Снова и снова, в 1000-й раз вникая умом и сердцем в пророческие главы ап. Павла о судьбах и спасении Израиля, в сопоставлении с ветхозаветными пророчествами о нем же, изумляемся их таинственной антиномике в учении об отпадении Израиля, как и об его спасении, с нерушимостью Божия о нем определения. И эта антиномика не только внешняя, но и внутренняя, она содержит тайну не только его духовной судьбы, но и нашей, она совершается не в нем одном, но и в нас. Это есть и наша собственная судьба на путях трагедии мировой истории, вокруг ее оси, по изволению Божию в избрании. (Рим. IX, 11). «В отношении к благовестию они враги ради вас, а в отношении к избранию возлюбленные (Божий) ради отцов». (XI, 28). «Дары и избрание Божие непреложны» (29), «они теперь непослушны для помилования вас, чтобы и сами они были помилованы» (31). Израиль – это отвергшийся Христа и Богом отверженный «дом пуст», но он же есть и святыня народов, Богоизбранный сосуд. И нам, как христианам, дано повеление вместить и всю силу борьбы с антихристианством с верностью и любовью к Израилю в его избранничестве. Нам равно возбранен подлый и греховный антисемитизм, страсть ненависти и зависти, которая столь легко нас подстерегает на путях правого ему противления, как и утрата чувства ответственности за его конечные судьбы, которые творятся и при нашем участии, суть судьбы общие всего мира, «ибо всех заключил Бог в непослушание, чтобы всех помиловать». Но для этого требуется от нас самих особое обострение чувств при нашем собственном различении его положительных и отрицательных потенций, духовная зрячесть к тому.

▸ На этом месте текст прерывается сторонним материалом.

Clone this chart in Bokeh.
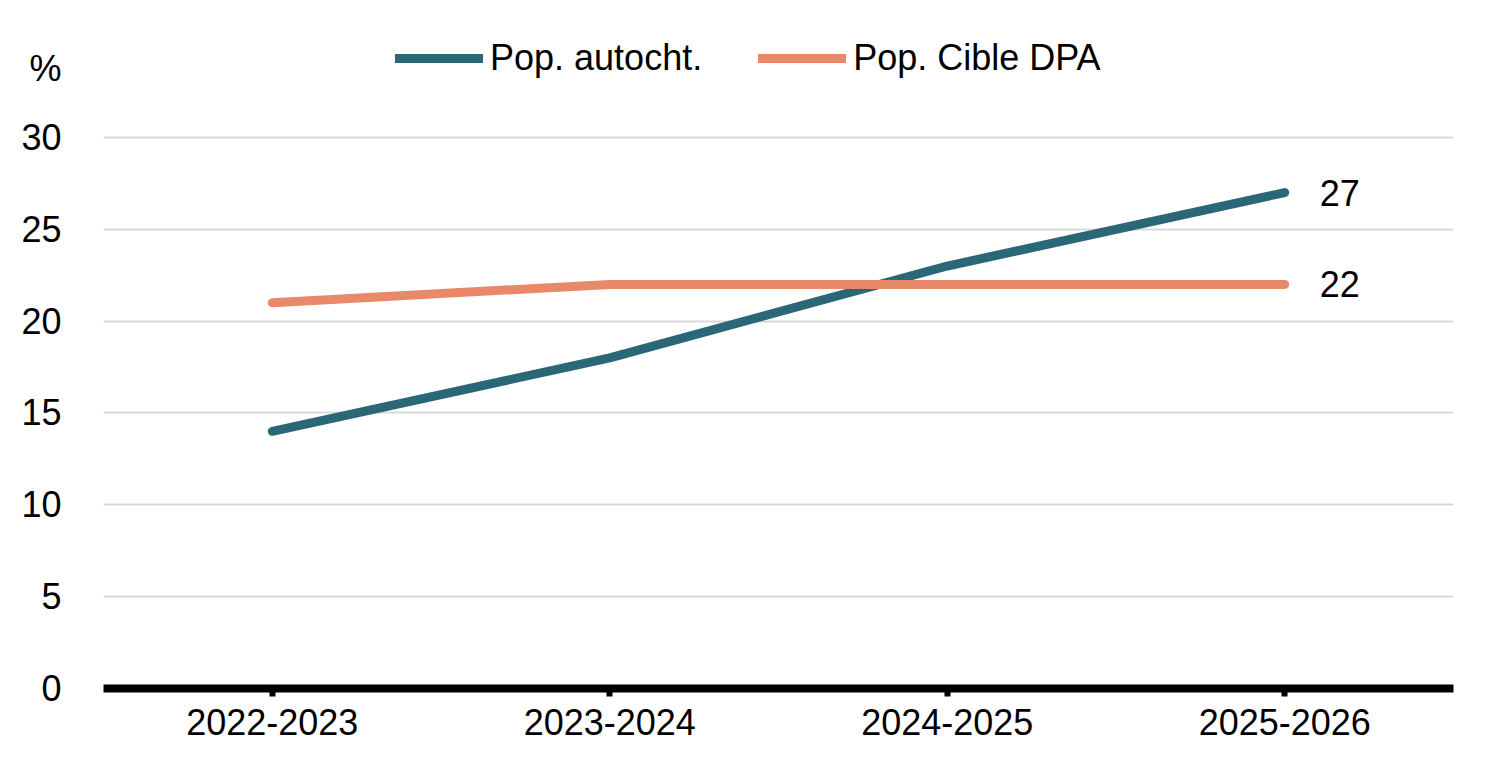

Но это как раз и отсутствует в поверхностном либерализме и гуманизме, хотя они и должны занять приличествующее им место в практическом отношении к «еврейскому вопросу», однако, в наличии напряженной настороженности христианского чувства. И ныне, благодаря антисемитскому, безбожному гонению на еврейство, это всеобщее христианское чувство ответственности за еврейство должно подняться в наибольшей мере, и таково его положительное значение. Но оно же имеет, должно иметь подобное же значение и для еврейства, насколько оно лишается земного благополучия, царства от мира сего с его могуществом. Судьбы его становятся мартирологом, крестоношением, которое, однако, совершается еще не со Христом и не во имя Его. Но будем верить, что это есть зов и воспитание к тому.
Исключительная трагедия Израиля является необходимым для него путем спасения, как его самого, всего Израиля (Рим. XI, 26), так и всех языков «до полного числа их» (25). Нам не дано знать времена и сроки свершений «непостижимых судеб Божиих» (33), но мы можем и должны различать внутреннее значение, силу и смысл происходящего. И мы не можем не понимать внутренней логики того, что перед нами совершается. Да будут же собственные чресла наши препоясаны и светильники горящи. Мы должны относиться к врагам креста Христова не как к своим личным врагам, при всей нашей непримиримости к этой враждебности их самой по себе. Мы должны не только внешне, но и внутренно с нею бороться прежде всего в себе самих, несмотря или вопреки всей ее трудности. Для нас является естественным любить спасающегося с нами во Христе Израиля, и это так естественно и легко любить его, трудно даже не любить. Однако, нельзя не бороться с ним в состоянии его отпадения и противоборства церкви Христовой. Но борьба за веру, противоборство антихристианству, сокрытому и явному, может не быть, а следовательно и не должно быть враждой или ненавистью, – апостол указует нам здесь путь антиномический. Ныне все христиане проходят путь воспитания христианских чувств в самых чувствительных и деликатных его точках. Но духовные плоды этого нашего воспитания, с его достижениями, имеют значение и для «спасения всего Израиля», через преодоление тех искушений, которые возникают на наших собственных путях жизни.